Rows from a dataset of charts and code:
..........

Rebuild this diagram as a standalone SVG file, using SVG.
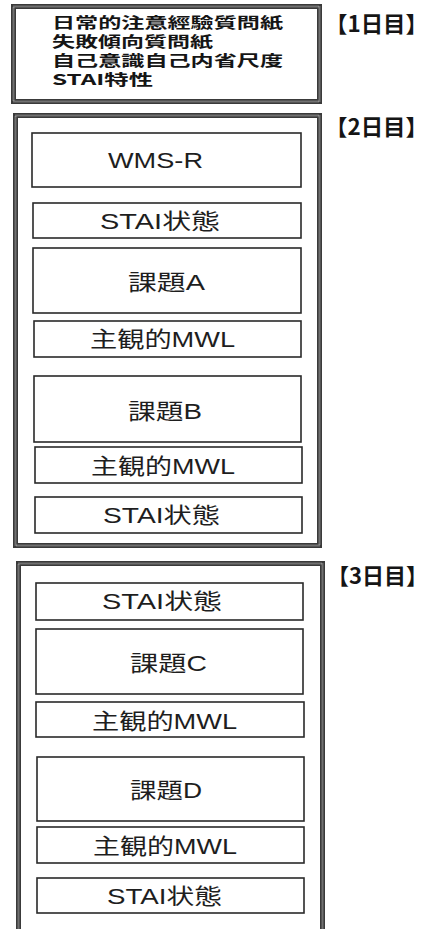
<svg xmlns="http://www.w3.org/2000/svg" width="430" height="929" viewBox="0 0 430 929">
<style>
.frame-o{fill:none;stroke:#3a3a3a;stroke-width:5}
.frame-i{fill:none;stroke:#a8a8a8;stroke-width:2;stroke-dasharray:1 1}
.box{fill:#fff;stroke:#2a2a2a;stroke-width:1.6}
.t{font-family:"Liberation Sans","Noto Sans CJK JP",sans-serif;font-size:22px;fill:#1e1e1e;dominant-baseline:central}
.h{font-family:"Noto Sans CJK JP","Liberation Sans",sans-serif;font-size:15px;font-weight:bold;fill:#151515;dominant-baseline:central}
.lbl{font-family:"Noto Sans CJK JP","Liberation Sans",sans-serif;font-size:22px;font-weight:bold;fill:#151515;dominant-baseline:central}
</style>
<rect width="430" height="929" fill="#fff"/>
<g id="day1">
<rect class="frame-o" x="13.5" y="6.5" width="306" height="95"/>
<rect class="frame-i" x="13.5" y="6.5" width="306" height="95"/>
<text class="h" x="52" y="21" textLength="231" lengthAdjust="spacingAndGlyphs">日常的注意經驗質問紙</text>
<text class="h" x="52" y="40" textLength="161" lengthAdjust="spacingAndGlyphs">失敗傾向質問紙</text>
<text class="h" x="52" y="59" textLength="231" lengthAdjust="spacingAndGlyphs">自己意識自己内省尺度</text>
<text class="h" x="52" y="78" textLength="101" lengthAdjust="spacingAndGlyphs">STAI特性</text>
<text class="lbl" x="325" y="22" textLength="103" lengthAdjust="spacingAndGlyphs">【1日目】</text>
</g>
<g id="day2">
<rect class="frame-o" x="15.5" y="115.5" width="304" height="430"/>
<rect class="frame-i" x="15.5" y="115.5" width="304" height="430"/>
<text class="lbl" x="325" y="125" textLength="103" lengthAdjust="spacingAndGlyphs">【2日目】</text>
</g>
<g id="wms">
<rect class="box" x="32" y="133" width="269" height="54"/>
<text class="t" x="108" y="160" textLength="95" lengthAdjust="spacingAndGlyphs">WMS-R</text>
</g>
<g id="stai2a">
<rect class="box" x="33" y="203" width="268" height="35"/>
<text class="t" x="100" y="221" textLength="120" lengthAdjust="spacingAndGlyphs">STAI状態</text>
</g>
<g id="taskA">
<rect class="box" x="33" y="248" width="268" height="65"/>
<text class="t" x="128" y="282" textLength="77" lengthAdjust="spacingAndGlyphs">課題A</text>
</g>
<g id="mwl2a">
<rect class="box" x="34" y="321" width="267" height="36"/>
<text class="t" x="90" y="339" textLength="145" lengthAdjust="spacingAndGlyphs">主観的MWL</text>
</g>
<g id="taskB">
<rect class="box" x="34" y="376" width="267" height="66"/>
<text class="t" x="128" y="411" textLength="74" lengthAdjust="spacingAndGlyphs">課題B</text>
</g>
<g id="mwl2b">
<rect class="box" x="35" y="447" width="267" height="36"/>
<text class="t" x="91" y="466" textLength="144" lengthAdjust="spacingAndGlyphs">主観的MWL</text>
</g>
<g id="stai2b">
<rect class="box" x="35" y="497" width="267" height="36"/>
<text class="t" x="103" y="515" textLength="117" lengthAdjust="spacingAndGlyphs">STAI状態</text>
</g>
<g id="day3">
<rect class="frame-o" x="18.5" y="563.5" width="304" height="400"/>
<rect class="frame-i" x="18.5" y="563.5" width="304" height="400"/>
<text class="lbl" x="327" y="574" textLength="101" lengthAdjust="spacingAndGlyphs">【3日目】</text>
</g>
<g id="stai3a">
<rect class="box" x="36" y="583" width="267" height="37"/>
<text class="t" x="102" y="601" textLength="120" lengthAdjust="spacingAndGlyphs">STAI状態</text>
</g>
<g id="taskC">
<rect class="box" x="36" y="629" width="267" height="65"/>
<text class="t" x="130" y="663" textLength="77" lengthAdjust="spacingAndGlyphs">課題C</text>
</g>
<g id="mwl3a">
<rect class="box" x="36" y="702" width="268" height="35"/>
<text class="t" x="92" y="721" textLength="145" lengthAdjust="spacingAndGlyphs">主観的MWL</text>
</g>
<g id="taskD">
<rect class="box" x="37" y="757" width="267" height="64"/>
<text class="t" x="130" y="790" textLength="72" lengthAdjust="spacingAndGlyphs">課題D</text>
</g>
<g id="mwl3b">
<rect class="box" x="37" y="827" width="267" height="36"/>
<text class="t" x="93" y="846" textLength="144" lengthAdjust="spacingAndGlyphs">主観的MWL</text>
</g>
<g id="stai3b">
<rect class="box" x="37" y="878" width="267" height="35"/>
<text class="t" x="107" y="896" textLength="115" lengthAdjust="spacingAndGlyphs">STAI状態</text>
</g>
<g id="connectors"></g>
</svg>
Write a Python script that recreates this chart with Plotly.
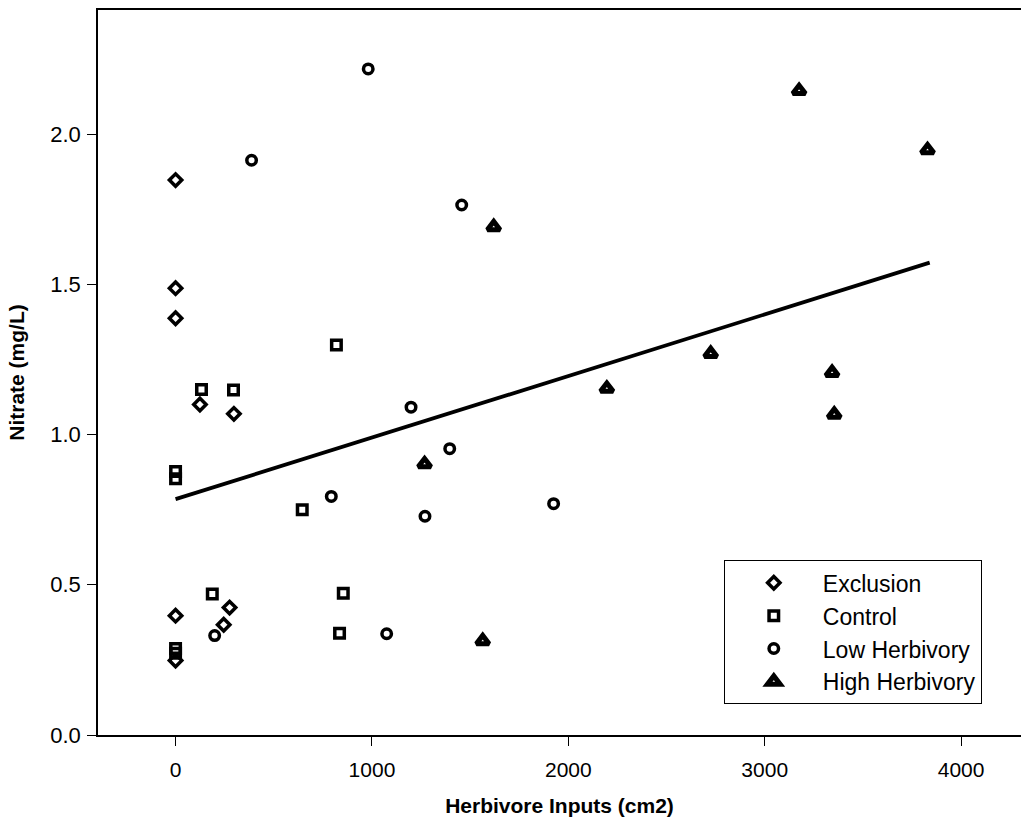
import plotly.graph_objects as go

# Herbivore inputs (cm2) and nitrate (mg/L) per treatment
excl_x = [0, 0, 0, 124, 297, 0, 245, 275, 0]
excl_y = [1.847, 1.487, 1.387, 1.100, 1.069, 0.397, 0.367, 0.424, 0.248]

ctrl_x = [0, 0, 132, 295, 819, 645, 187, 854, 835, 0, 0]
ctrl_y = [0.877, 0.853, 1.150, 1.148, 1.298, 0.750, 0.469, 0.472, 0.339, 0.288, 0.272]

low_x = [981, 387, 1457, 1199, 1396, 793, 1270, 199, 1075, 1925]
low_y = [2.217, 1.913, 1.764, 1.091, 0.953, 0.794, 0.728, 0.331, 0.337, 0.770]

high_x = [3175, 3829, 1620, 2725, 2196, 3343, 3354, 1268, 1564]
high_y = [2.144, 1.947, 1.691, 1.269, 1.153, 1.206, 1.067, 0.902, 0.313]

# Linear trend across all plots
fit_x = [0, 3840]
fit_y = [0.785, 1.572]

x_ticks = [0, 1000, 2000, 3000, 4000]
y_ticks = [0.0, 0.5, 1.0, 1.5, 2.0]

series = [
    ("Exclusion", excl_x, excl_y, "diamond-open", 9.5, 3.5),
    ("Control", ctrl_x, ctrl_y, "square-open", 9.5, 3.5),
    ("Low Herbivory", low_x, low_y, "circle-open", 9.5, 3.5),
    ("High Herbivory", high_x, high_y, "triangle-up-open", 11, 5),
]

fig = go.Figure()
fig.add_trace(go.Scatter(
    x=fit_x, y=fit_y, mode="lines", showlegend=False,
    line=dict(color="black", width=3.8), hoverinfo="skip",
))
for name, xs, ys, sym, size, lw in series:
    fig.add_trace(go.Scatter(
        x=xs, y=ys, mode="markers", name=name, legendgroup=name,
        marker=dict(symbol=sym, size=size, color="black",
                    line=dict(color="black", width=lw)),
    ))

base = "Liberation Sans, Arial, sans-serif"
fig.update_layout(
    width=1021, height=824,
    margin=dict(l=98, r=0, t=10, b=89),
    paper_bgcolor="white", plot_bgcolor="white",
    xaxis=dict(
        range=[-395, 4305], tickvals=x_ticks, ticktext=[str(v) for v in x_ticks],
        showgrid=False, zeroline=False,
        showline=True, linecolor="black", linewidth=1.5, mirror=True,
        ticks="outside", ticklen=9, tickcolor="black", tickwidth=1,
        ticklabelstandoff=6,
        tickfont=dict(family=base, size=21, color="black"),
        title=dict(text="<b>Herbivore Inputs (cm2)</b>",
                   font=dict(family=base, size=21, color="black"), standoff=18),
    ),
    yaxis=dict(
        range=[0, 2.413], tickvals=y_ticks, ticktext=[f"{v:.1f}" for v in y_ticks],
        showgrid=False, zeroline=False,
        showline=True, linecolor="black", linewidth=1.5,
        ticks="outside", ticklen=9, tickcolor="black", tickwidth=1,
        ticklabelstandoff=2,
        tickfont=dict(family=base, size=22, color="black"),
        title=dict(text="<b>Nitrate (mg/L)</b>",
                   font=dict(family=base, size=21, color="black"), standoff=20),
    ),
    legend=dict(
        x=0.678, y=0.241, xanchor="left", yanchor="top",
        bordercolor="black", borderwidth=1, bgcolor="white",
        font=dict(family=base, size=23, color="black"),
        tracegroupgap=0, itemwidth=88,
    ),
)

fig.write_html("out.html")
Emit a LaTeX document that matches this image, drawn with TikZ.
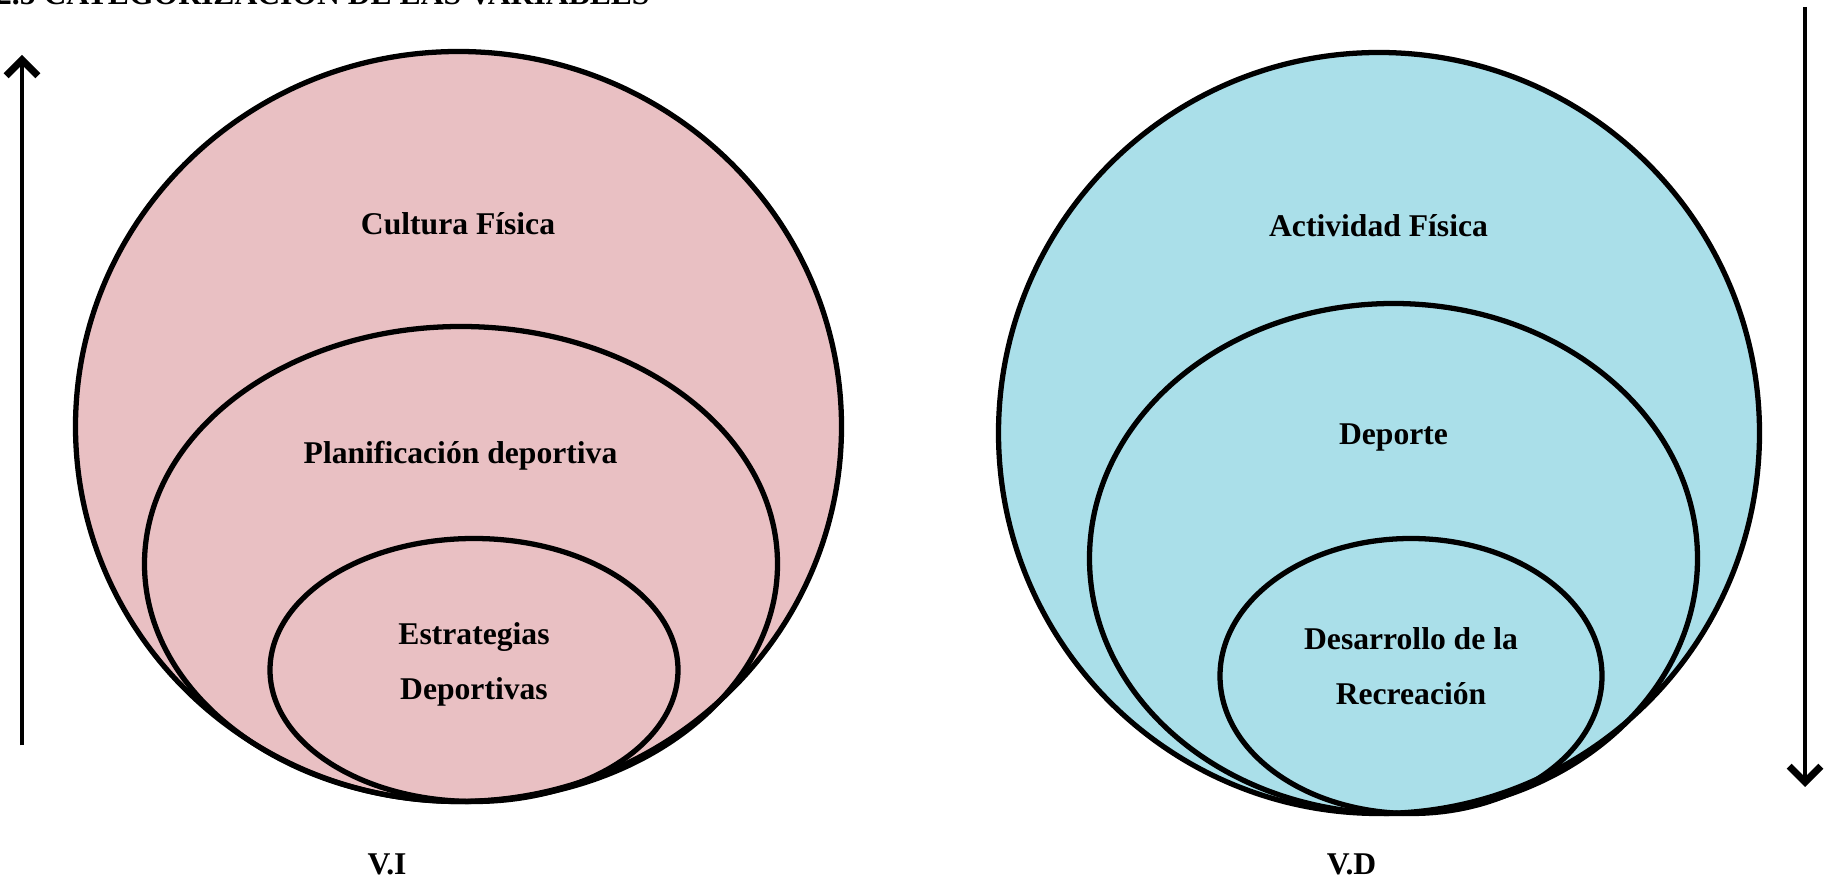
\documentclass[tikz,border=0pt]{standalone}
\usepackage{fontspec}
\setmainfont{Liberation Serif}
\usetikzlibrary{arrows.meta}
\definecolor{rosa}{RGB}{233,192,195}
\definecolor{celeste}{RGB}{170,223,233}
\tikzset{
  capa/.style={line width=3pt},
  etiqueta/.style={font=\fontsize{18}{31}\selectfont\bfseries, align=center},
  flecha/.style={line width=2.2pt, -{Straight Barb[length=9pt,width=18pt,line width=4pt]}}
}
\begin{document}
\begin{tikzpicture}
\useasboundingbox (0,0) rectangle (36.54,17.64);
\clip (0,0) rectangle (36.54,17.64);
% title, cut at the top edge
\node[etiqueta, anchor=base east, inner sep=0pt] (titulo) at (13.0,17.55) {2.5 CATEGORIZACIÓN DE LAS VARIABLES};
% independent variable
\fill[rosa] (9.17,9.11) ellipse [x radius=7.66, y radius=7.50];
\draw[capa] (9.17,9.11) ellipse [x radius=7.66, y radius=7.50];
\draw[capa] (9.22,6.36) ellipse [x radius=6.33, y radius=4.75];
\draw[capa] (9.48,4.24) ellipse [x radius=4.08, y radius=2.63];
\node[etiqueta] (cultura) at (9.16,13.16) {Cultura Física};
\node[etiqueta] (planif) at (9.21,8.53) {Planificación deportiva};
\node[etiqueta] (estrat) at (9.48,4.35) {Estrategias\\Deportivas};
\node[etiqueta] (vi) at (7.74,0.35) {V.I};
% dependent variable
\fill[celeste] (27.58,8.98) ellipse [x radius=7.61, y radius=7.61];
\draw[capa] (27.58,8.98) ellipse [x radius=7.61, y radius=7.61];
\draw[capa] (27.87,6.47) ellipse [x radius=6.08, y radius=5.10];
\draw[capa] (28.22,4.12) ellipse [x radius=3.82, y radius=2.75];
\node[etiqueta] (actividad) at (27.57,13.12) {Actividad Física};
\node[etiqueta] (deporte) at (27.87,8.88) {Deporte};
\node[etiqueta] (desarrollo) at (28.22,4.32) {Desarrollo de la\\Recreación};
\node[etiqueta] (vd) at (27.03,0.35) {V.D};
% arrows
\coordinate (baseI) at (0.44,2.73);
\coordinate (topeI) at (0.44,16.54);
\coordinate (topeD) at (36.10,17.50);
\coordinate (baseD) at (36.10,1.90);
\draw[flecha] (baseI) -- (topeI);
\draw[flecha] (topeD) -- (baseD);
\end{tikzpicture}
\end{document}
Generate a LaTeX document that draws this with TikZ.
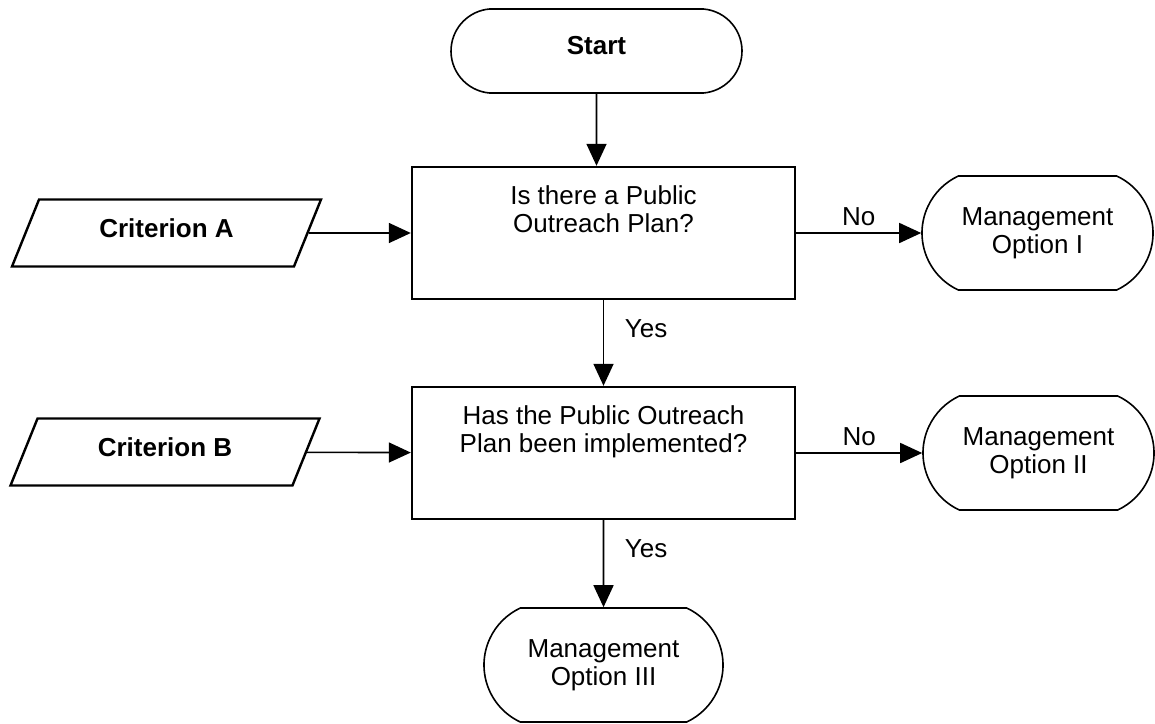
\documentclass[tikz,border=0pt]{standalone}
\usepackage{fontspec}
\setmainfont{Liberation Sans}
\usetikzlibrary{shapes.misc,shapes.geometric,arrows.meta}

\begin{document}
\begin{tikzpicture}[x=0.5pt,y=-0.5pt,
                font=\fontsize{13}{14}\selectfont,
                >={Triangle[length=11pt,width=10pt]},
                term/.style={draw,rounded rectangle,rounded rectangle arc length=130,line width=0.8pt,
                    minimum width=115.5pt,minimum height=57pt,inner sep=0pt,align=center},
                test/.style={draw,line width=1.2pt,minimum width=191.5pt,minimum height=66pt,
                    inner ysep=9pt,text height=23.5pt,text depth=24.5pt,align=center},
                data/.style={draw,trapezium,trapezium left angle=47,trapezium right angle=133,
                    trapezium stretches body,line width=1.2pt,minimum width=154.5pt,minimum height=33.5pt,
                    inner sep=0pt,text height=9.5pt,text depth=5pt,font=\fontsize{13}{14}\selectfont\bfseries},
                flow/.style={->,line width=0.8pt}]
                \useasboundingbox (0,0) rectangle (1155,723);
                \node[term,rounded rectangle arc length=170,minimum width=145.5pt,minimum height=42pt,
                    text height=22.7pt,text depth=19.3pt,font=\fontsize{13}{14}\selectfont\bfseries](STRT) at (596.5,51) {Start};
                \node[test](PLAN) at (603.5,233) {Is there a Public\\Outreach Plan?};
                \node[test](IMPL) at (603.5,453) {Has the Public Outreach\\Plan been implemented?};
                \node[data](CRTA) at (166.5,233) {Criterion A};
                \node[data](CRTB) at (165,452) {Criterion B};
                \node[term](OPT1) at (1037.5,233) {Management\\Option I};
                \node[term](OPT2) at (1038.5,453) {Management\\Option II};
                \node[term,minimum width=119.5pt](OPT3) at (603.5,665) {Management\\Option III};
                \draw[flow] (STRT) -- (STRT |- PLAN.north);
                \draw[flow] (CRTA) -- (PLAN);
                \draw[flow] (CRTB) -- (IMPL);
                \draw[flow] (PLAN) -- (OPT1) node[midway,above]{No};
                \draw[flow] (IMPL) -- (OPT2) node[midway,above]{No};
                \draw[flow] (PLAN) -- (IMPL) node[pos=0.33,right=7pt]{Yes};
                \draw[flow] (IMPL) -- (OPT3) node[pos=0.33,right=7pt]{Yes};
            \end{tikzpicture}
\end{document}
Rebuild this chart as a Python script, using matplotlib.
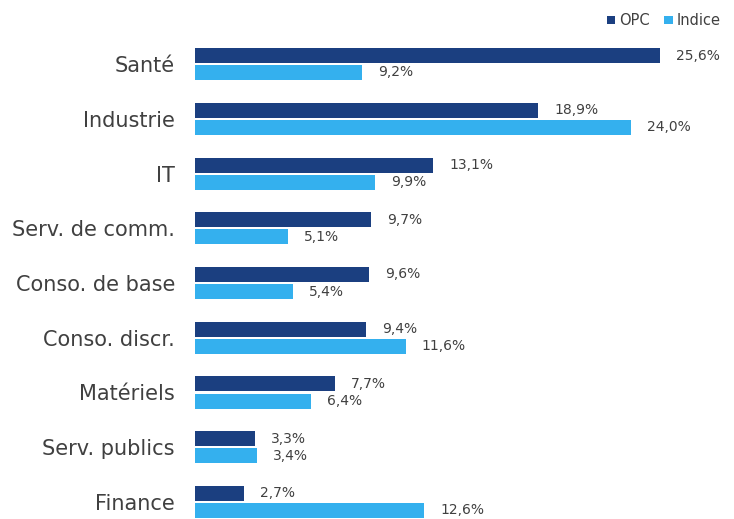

..........

SHORT EXERCISE -> Above are some entries; copy exactly the lines from the line with "Write a Python" through the line with "fit_y = [0.785, 1.572]", both included, but none of the pictures.

EXERCISE SOLUTION ->
Write a Python script that recreates this chart with Plotly.
import plotly.graph_objects as go

# Herbivore inputs (cm2) and nitrate (mg/L) per treatment
excl_x = [0, 0, 0, 124, 297, 0, 245, 275, 0]
excl_y = [1.847, 1.487, 1.387, 1.100, 1.069, 0.397, 0.367, 0.424, 0.248]

ctrl_x = [0, 0, 132, 295, 819, 645, 187, 854, 835, 0, 0]
ctrl_y = [0.877, 0.853, 1.150, 1.148, 1.298, 0.750, 0.469, 0.472, 0.339, 0.288, 0.272]

low_x = [981, 387, 1457, 1199, 1396, 793, 1270, 199, 1075, 1925]
low_y = [2.217, 1.913, 1.764, 1.091, 0.953, 0.794, 0.728, 0.331, 0.337, 0.770]

high_x = [3175, 3829, 1620, 2725, 2196, 3343, 3354, 1268, 1564]
high_y = [2.144, 1.947, 1.691, 1.269, 1.153, 1.206, 1.067, 0.902, 0.313]

# Linear trend across all plots
fit_x = [0, 3840]
fit_y = [0.785, 1.572]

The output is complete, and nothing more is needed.